Um mehr Zeit für die Familie zu ermöglichen, stellte Schwesig ein Zwei-Säulen-Modell vor. Die erste Säule besteht aus dem Familiengeld. Es beträgt einkommensunabhängig 300 Euro pro Monat, 150 Euro für jeden Elternteil. Gezahlt werden soll es bis zu 24 Monate lang, die Eltern können den Zeitraum frei einteilen. Das Familiengeld richtet sich an Eltern von bis zu acht Jahre alten Kindern, die beide 26 bis 36 Stunden pro Woche arbeiten. So soll „eine partnerschaftliche Teilung“ der Aufgaben in Beruf und Familie gefördert werden, erklärte Manuela Schwesig. Väter sollten motiviert werden, mehr Zeit mit den Kindern zu verbringen, Frauen soll ermöglicht werden, mehr als nur Teilzeit zu arbeiten. Schwesig nannte das Familiengeld „gut investiertes Geld“ für Familien, Staat und Wirtschaft.

Martin Schulz: Familienpolitik Schwerpunkt der SPD

Die zweite Säule der Familienarbeitszeit bezieht sich auf die familiäre Pflege von Angehörigen. Schwesig schlägt hier zwei neue Modelle vor, deren Reihenfolge die Familienangehörigen frei wählen können. Zum einen soll es eine dreimonatige Freistellung von der Arbeit mit Lohnersatz geben, um Angehörige zu pflegen. Darüber hinaus soll auch bei der Pflege ein 24-monatiges Familiengeld eingeführt werden, wie es Schwesig bereits für die Kindererziehung vorschlägt. Auch hier soll es darum gehen, die Arbeit auf mehrere Schultern zu verteilen: Zwei Angehörige können sich das Familiengeld teilen, beispielsweise Kinder oder Geschwister der Pflegebedürftigen. Dieses „Entlastungsangebot ist dringend nötig“, betonte Manuela Schwesig.

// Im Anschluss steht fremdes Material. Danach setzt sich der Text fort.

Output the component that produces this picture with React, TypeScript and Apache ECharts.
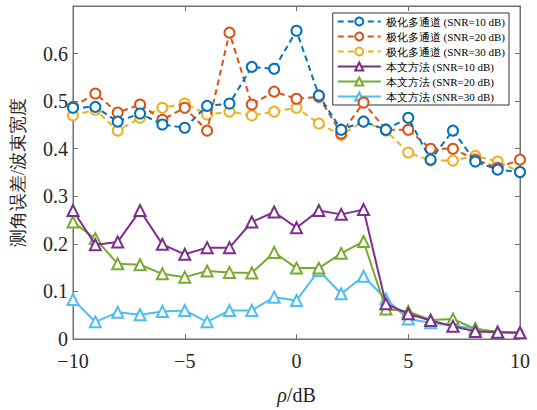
import React, { useEffect, useRef } from "react";
import * as echarts from "echarts";

const xValues = [-10, -9, -8, -7, -6, -5, -4, -3, -2, -1, 0, 1, 2, 3, 4, 5, 6, 7, 8, 9, 10];

const polSnr10 = [0.486, 0.488, 0.457, 0.474, 0.451, 0.444, 0.49, 0.495, 0.572, 0.568, 0.648, 0.512, 0.44, 0.457, 0.44, 0.465, 0.377, 0.438, 0.373, 0.356, 0.351];
const polSnr20 = [0.488, 0.516, 0.476, 0.493, 0.461, 0.486, 0.438, 0.644, 0.493, 0.52, 0.505, 0.509, 0.432, 0.497, 0.44, 0.44, 0.4, 0.4, 0.377, 0.36, 0.377];
const polSnr30 = [0.47, 0.482, 0.438, 0.465, 0.486, 0.495, 0.472, 0.478, 0.47, 0.478, 0.486, 0.453, 0.429, 0.457, 0.438, 0.392, 0.375, 0.375, 0.385, 0.373, 0.351];
const oursSnr10 = [0.27, 0.198, 0.204, 0.27, 0.199, 0.178, 0.192, 0.192, 0.246, 0.267, 0.234, 0.27, 0.262, 0.272, 0.074, 0.053, 0.039, 0.027, 0.016, 0.014, 0.013];
const oursSnr20 = [0.246, 0.211, 0.158, 0.156, 0.137, 0.13, 0.143, 0.14, 0.139, 0.182, 0.149, 0.149, 0.18, 0.205, 0.063, 0.058, 0.04, 0.042, 0.021, 0.015, 0.013];
const oursSnr30 = [0.083, 0.036, 0.056, 0.051, 0.058, 0.06, 0.036, 0.06, 0.06, 0.088, 0.081, 0.144, 0.095, 0.132, 0.084, 0.042, 0.034, 0.028, 0.022, 0.014, 0.013];

const seriesNames = [
  "极化多通道 (SNR=10 dB)",
  "极化多通道 (SNR=20 dB)",
  "极化多通道 (SNR=30 dB)",
  "本文方法 (SNR=10 dB)",
  "本文方法 (SNR=20 dB)",
  "本文方法 (SNR=30 dB)",
];
const seriesColors = ["#0072BD", "#D95319", "#EDB120", "#7E2F8E", "#77AC30", "#4DBEEE"];
const seriesData = [polSnr10, polSnr20, polSnr30, oursSnr10, oursSnr20, oursSnr30];

const yAxisName = "测角误差/波束宽度";
const FONT = "Liberation Serif";

export default function App() {
  const ref = useRef<HTMLDivElement>(null);
  useEffect(() => {
    if (!ref.current) return;
    const chart = echarts.init(ref.current, undefined, { renderer: "svg" });
    const axisColor = "#707070";
    const fmtNum = (v: number) => (v < 0 ? "\u2212" + Math.abs(v) : String(v));
    const series = seriesData.map((d, i) => {
      const dashed = i < 3;
      return {
        name: seriesNames[i],
        type: "line",
        xAxisIndex: 0,
        yAxisIndex: 0,
        data: d.map((v, k) => [xValues[k], v]),
        symbol: dashed ? "emptyCircle" : "emptyTriangle",
        symbolSize: dashed ? 10 : 11,
        color: seriesColors[i],
        lineStyle: { color: seriesColors[i], width: 2, type: dashed ? [6, 4] : "solid" },
        itemStyle: { color: seriesColors[i], borderColor: seriesColors[i], borderWidth: 2 },
        z: 10 - i,
      };
    });
    const tick = { show: true, inside: true, length: 5, lineStyle: { color: axisColor } };
    chart.setOption({
      animation: false,
      backgroundColor: "#ffffff",
      textStyle: { fontFamily: FONT },
      grid: { left: 73, right: 17, top: 6, bottom: 70, containLabel: false, show: true, borderColor: axisColor, borderWidth: 1, backgroundColor: "transparent" },
      legend: {
        data: seriesNames,
        orient: "vertical",
        right: 28,
        top: 13,
        itemWidth: 43,
        itemHeight: 10,
        itemGap: 4,
        padding: [3, 4, 3, 4],
        backgroundColor: "#ffffff",
        borderColor: "#333333",
        borderWidth: 1,
        borderRadius: 0,
        textStyle: { fontSize: 11, fontFamily: FONT, color: "#000" },
      },
      xAxis: [
        {
          type: "value",
          min: -10,
          max: 10,
          interval: 5,
          position: "bottom",
          name: "{i|ρ}/dB",
          nameLocation: "middle",
          nameGap: 46,
          nameTextStyle: {
            fontSize: 20,
            fontFamily: FONT,
            color: "#262626",
            rich: { i: { fontStyle: "italic", fontSize: 20, fontFamily: FONT, color: "#262626" } },
          },
          axisLine: { show: true, onZero: false, lineStyle: { color: axisColor, width: 1 } },
          axisTick: tick,
          axisLabel: { fontSize: 20, lineHeight: 18, fontFamily: FONT, color: "#262626", margin: 13, formatter: fmtNum },
          splitLine: { show: false },
        },
        {
          type: "value",
          min: -10,
          max: 10,
          interval: 5,
          position: "top",
          axisLine: { show: true, onZero: false, lineStyle: { color: axisColor, width: 1 } },
          axisTick: tick,
          axisLabel: { show: false },
          splitLine: { show: false },
        },
      ],
      yAxis: [
        {
          type: "value",
          min: 0,
          max: 0.7,
          interval: 0.1,
          position: "left",
          name: yAxisName,
          nameLocation: "middle",
          nameGap: 46,
          nameRotate: 90,
          nameTextStyle: { fontSize: 18, fontFamily: FONT, color: "#262626" },
          axisLine: { show: true, onZero: false, lineStyle: { color: axisColor, width: 1 } },
          axisTick: tick,
          axisLabel: {
            fontSize: 20,
            lineHeight: 18,
            fontFamily: FONT,
            color: "#262626",
            margin: 5,
            formatter: (v: number) => (v > 0.65 ? "" : String(Math.round(v * 10) / 10)),
          },
          splitLine: { show: false },
        },
        {
          type: "value",
          min: 0,
          max: 0.7,
          interval: 0.1,
          position: "right",
          axisLine: { show: true, onZero: false, lineStyle: { color: axisColor, width: 1 } },
          axisTick: tick,
          axisLabel: { show: false },
          splitLine: { show: false },
        },
      ],
      series,
    });
    return () => chart.dispose();
  }, []);
  return <div ref={ref} style={{ width: 537, height: 410, position: "absolute", left: 0, top: 0 }} />;
}
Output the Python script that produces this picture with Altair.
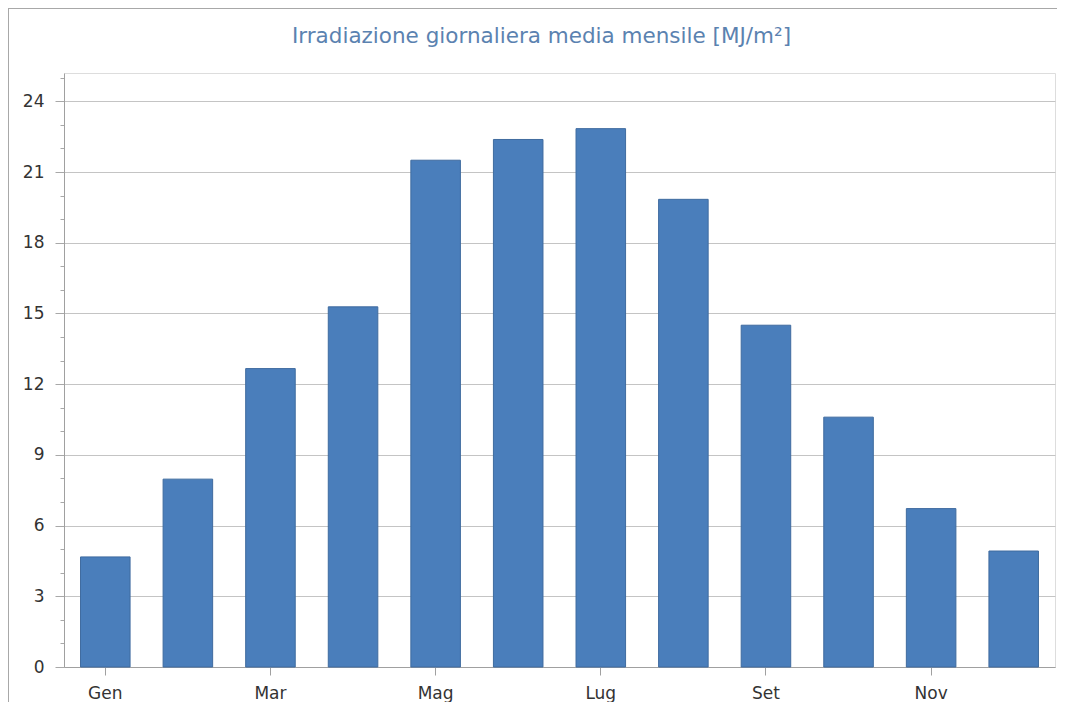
import altair as alt
import pandas as pd

months = ["Gen", "Feb", "Mar", "Apr", "Mag", "Giu", "Lug", "Ago", "Set", "Ott", "Nov", "Dic"]
values = [4.67, 7.97, 12.66, 15.28, 21.5, 22.38, 22.84, 19.84, 14.5, 10.6, 6.72, 4.92]
label_months = ["Gen", "Mar", "Mag", "Lug", "Set", "Nov"]
y_ticks = list(range(0, 26))
title_text = "Irradiazione giornaliera media mensile [MJ/m²]"

df = pd.DataFrame({"mese": months, "valore": values})

FONT = "DejaVu Sans"

bars = alt.Chart(df).mark_bar(
    color="#4a7ebb", stroke="#3f6b9f", strokeWidth=1
).encode(
    x=alt.X("mese:N", sort=months, title=None,
            scale=alt.Scale(paddingInner=0.4, paddingOuter=0.2),
            axis=alt.Axis(values=label_months, labelAngle=0, tickSize=8,
                          labelPadding=10, labelFontSize=17, labelFont=FONT,
                          labelColor="#333333", tickColor="#a0a0a0",
                          domainColor="#a0a0a0", grid=False)),
    y=alt.Y("valore:Q", title=None,
            scale=alt.Scale(domain=[0, 25.2], nice=False, zero=True),
            axis=alt.Axis(values=y_ticks,
                          labelExpr="datum.value % 3 == 0 ? datum.label : ''",
                          tickSize={"condition": {"test": "datum.value % 3 == 0", "value": 9}, "value": 4},
                          gridOpacity={"condition": {"test": "datum.value % 3 == 0", "value": 1}, "value": 0},
                          gridColor="#c4c4c4", tickColor="#a8a8a8",
                          domainColor="#a0a0a0", labelFontSize=17, labelFont=FONT,
                          labelColor="#333333", labelPadding=11)),
)

border_left = alt.Chart(df).mark_rule(color="#a8a8a8", strokeWidth=1).encode(
    x=alt.value(-55.5), y=alt.value(-65), y2=alt.value(650))
border_top = alt.Chart(df).mark_rule(color="#a8a8a8", strokeWidth=1).encode(
    x=alt.value(-56), x2=alt.value(993), y=alt.value(-64.5))

chart = alt.layer(bars, border_left, border_top).properties(
    width=991, height=594,
    title=alt.TitleParams(title_text, fontSize=21.5, font=FONT, fontWeight="normal",
                          color="#5b82b0", offset=-40, dx=-18, frame="group"),
    autosize=alt.AutoSizeParams(type="none"),
    padding={"left": 56, "top": 65, "right": 2, "bottom": 35},
).configure_view(stroke="#a8a8a8").configure(background="white")

chart.save("out.html", embed_options={"renderer": "svg", "actions": False})
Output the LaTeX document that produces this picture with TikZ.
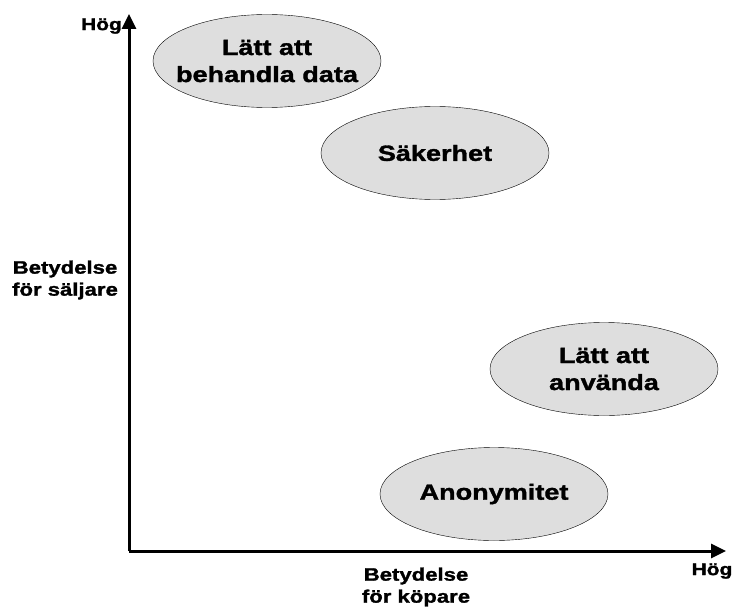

Sie verwies auf Umfragen, nach denen 71 Prozent der pflegenden Familienmitglieder unter Zeitdruck leiden und 55 Prozent unter psychischen Beschwerden als Folge der Pflege.

Schwesig wies auf die Rede von SPD-Kanzlerkandidat Martin Schulz auf dem letzten SPD-Parteitag hin, nach der die „Familienpolitik Schwerpunkt in der Programmatik und im Wahlkampf“ der SPD sein werde. Sie kritisierte, sämtliche familienpolitischen Verbesserungen in den letzten vier Jahren habe die SPD stets gegen den Widerstand der Union durchsetzen müssen. Vieles, wie die Familienarbeitszeit oder das Rückkehrecht von einem Teilzeit- und auf einen Vollzeitarbeitsplatz, werde von CDU und CSU blockiert. Deshalb werde es auch die Familienarbeitszeit „nur mit Bundeskanzler Martin Schulz in der nächsten Legislaturperiode“ geben.

Harte Kritik Schwesigs an CDU und CSU

„Der Union ist egal, wie Familien in ihrem Alltag klar kommen“, kritisierte Schwesig. CDU und CSU hätten „keine Ideen und keinen Willen, etwas für Familien mit Kindern zu tun“. Die stellvertretende SPD-Vorsitzende kritisierte ein familienpolitisches „Desinteresse“ bei „Frau Merkel und der Union“. Die jüngsten familienpolitischen Forderungen von CSU-Chef Horst Seehofer nannte sie „hilflose Versuche“, auf den Zug aufzuspringen. „Ich glaube davon kein Wort“, so Schwesig. Die Union habe auch im letzten Bundestagswahlkampf „große Versprechen“ gemacht und dann nichts getan, sie sei schlicht „unglaubwürdig“.